The Scramble for Africa

1884: fourteen states divided a continent at a conference table in Berlin.

In November 1884, fourteen states (among them the United States and the Ottoman Empire, the rest European) gathered at the Berlin Conference, chaired by Bismarck in his own chancellery. Over the next three months, with no Africans present, they agreed on the rules by which they would partition the continent among themselves — chief among them the doctrine of effective occupation, which rewarded whoever could plant administrators and flags fastest. Within twenty years, every African polity except Ethiopia and Liberia was a European colony. The continent's borders, drawn by negotiators looking at incomplete maps in central European hotel rooms, are — with very few exceptions — the borders Africa lives with today.
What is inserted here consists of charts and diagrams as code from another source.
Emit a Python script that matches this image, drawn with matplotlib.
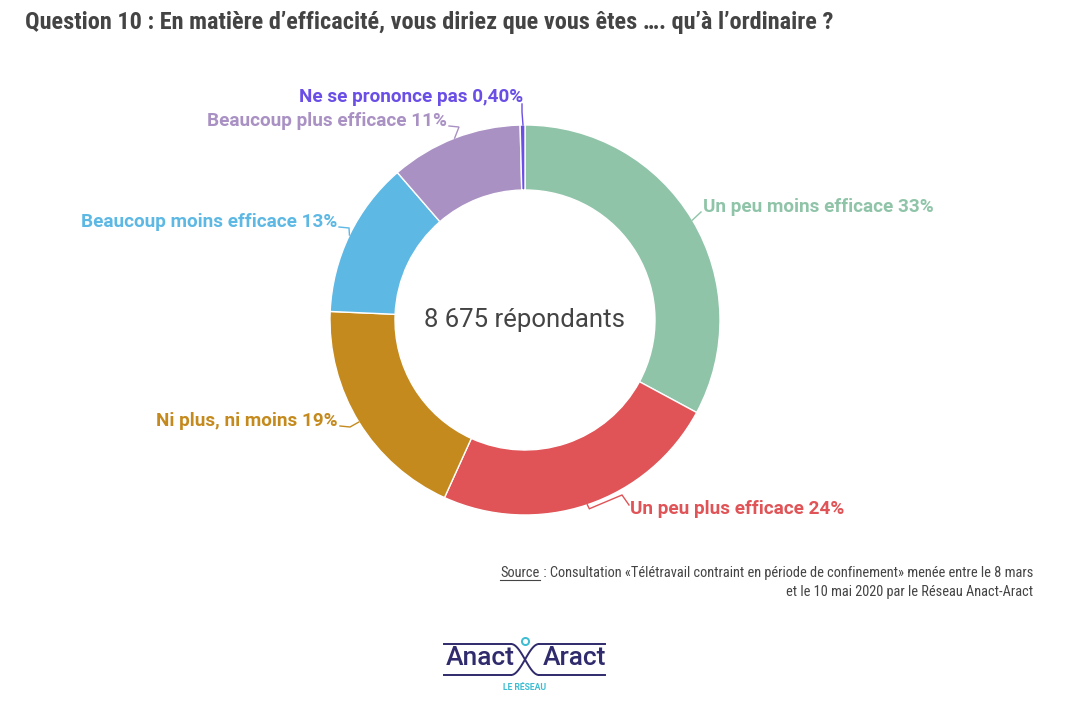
import numpy as np
import matplotlib.pyplot as plt
from matplotlib import font_manager

# données
labels = ["Un peu moins efficace", "Un peu plus efficace", "Ni plus, ni moins",
          "Beaucoup moins efficace", "Beaucoup plus efficace", "Ne se prononce pas"]
values = [33, 24, 19, 13, 11, 0.4]
value_txt = ["33%", "24%", "19%", "13%", "11%", "0,40%"]
colors = ["#8fc4a8", "#e05356", "#c48a1e", "#5db8e4", "#a991c4", "#6a4ee6"]

names = {f.name for f in font_manager.fontManager.ttflist}
cond = "Roboto Condensed" if "Roboto Condensed" in names else "Roboto"

W, H = 1076, 728
fig = plt.figure(figsize=(W / 100, H / 100), dpi=100)
ax = fig.add_axes([0, 0, 1, 1])
ax.axis("off")


def Y(y):
    return H - y


cx, cy, R = 525, Y(320), 195
wedges, _ = ax.pie(values, radius=R, center=(cx, cy), startangle=90,
                   counterclock=False, colors=colors,
                   wedgeprops=dict(width=65, edgecolor="white", linewidth=1))
ax.set_xlim(0, W)
ax.set_ylim(0, H)
ax.set_aspect("equal")

# positions des étiquettes (px) et coude de la ligne de rappel
label_pos = [(703, 207, "left"), (630, 509, "left"), (338, 421, "right"),
             (337, 222, "right"), (447, 121, "right"), (523, 97, "right")]

for w, lab, vt, c, (lx, ly, ha) in zip(wedges, labels, value_txt, colors, label_pos):
    mid = np.deg2rad((w.theta1 + w.theta2) / 2)
    px, py = cx + R * np.cos(mid), cy + R * np.sin(mid)
    ax.text(lx, Y(ly), f"{lab} {vt}", ha=ha, va="center", color=c,
            fontsize=13.6, fontweight="bold", family="Roboto")
    if lab == "Ne se prononce pas":
        xs_, ys_ = [cx - 3, cx - 3, cx - 2], [Y(104), Y(112), cy + R]
    elif lab == "Un peu plus efficace":
        xs_ = [px, px + 2, lx - 8, lx - 1]
        ys_ = [py, py - 4, Y(ly - 14), Y(ly - 4)]
    elif ha == "left":
        xs_, ys_ = [lx - 2, px], [Y(ly + 5), py]
    else:
        xs_ = [lx + 2, lx + 12, px]
        ys_ = [Y(ly + 5), Y(ly + 6), py]
    ax.plot(xs_, ys_, color=c, lw=1, solid_joinstyle="miter")

ax.text(cx, cy, "8 675 répondants", ha="center", va="center",
        fontsize=18.5, color="#444444", family="Roboto")

fig.text(25 / W, 1 - 23 / H,
         "Question 10 : En matière d’efficacité, vous diriez que vous êtes …. qu’à l’ordinaire ?",
         ha="left", va="center", fontsize=17.5, fontweight="bold",
         color="#444444", family=cond)

# source
t1 = ax.text(1033, Y(573), " : Consultation «Télétravail contraint en période de confinement» menée entre le 8 mars",
             ha="right", va="center", fontsize=10.4, color="#444444", family=cond)
ax.text(1033, Y(592), "et le 10 mai 2020 par le Réseau Anact-Aract",
        ha="right", va="center", fontsize=10.4, color="#444444", family=cond)
fig.canvas.draw()
r = fig.canvas.get_renderer()
bb = t1.get_window_extent(r)
t0 = ax.text(bb.x0, Y(573), "Source", ha="right", va="center",
             fontsize=10.4, color="#444444", family=cond)
bb0 = t0.get_window_extent(r)
ax.plot([bb0.x0, bb0.x1], [bb0.y0, bb0.y0], color="#444444", lw=0.8)

# logo
navy = "#2f2b6c"
cyan = "#3dbcd2"
ax.text(480, Y(658), "Anact", ha="center", va="center", fontsize=19,
        color=navy, family="Roboto", fontweight="medium")
ax.text(575, Y(658), "Aract", ha="center", va="center", fontsize=19,
        color=navy, family="Roboto", fontweight="medium")
s = np.linspace(0, 1, 50)
sig = (1 - np.cos(np.pi * s)) / 2
xs = 511 + 28 * s
ax.plot([444, 511], [Y(644), Y(644)], color=navy, lw=1.4)
ax.plot([444, 511], [Y(675), Y(675)], color=navy, lw=1.4)
ax.plot([539, 605], [Y(644), Y(644)], color=navy, lw=1.4)
ax.plot([539, 605], [Y(675), Y(675)], color=navy, lw=1.4)
ax.plot(xs, Y(644 + 31 * sig), color=navy, lw=1.4)
ax.plot(xs, Y(675 - 31 * sig), color=navy, lw=1.4)
ax.scatter([525], [Y(641)], s=26, facecolor="white", edgecolor=cyan, lw=1.4, zorder=5)
ax.text(525, Y(688), "LE RÉSEAU", ha="center", va="center", fontsize=6.2,
        color=cyan, family="Roboto", fontweight="bold")

fig.savefig("out.png", dpi=100)
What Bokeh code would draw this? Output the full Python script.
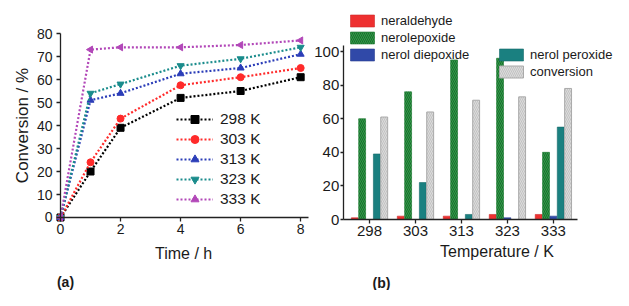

The motivations were a tangled set: prestige competition between European powers in the wake of German and Italian unification, the Maxim gun and quinine making conquest feasible at low cost, the economic appetite for rubber, copper, gold, ivory, and palm oil, and a self-flattering ideology of 'civilizing mission' that allowed Europeans to describe the project to themselves as benevolent. The trigger was King Leopold II of Belgium, whose private encroachment on the Congo basin panicked France and Portugal into rival claims and forced Bismarck to convene the conference to keep the rush orderly. The reality was extractive and frequently genocidal — Leopold's privately owned Congo Free State alone killed perhaps ten million people through forced rubber quotas, hostage-taking, mutilation, and famine, until the scandal forced Belgium to annex it from its own king in 1908. Pre-existing African states, kingdoms, trading networks, and ethno-linguistic boundaries were over-ruled by lines on a map drawn by latitude and river rather than by who lived where. Ethnic groups that had lived together for centuries were divided into different colonies; groups that had been rivals were combined into single ones — the Hutu and Tutsi of Rwanda, the roughly 250 peoples folded into Nigeria, the Somalis split among five jurisdictions. Conquest was rarely uncontested: the Maji Maji revolt in German East Africa and the long Herero and Nama war — which ended in the first genocide of the twentieth century — show the cost. When independence came in the 1960s, the new states inherited those borders, and the conflicts written into them, and the Organisation of African Unity chose in 1964 to freeze them rather than reopen a continent of disputes.

Why it matters now

Almost every contemporary African political pathology that gets discussed in Western media — civil war, ethnic conflict, fragile states, weak institutions — has a genealogy that runs through the Berlin Conference. The Rwandan genocide, the Nigerian civil war, the long agonies of Sudan and the Congo all sit on those inherited fault lines. The continent is still paying the bill for ninety days of negotiation in 1884.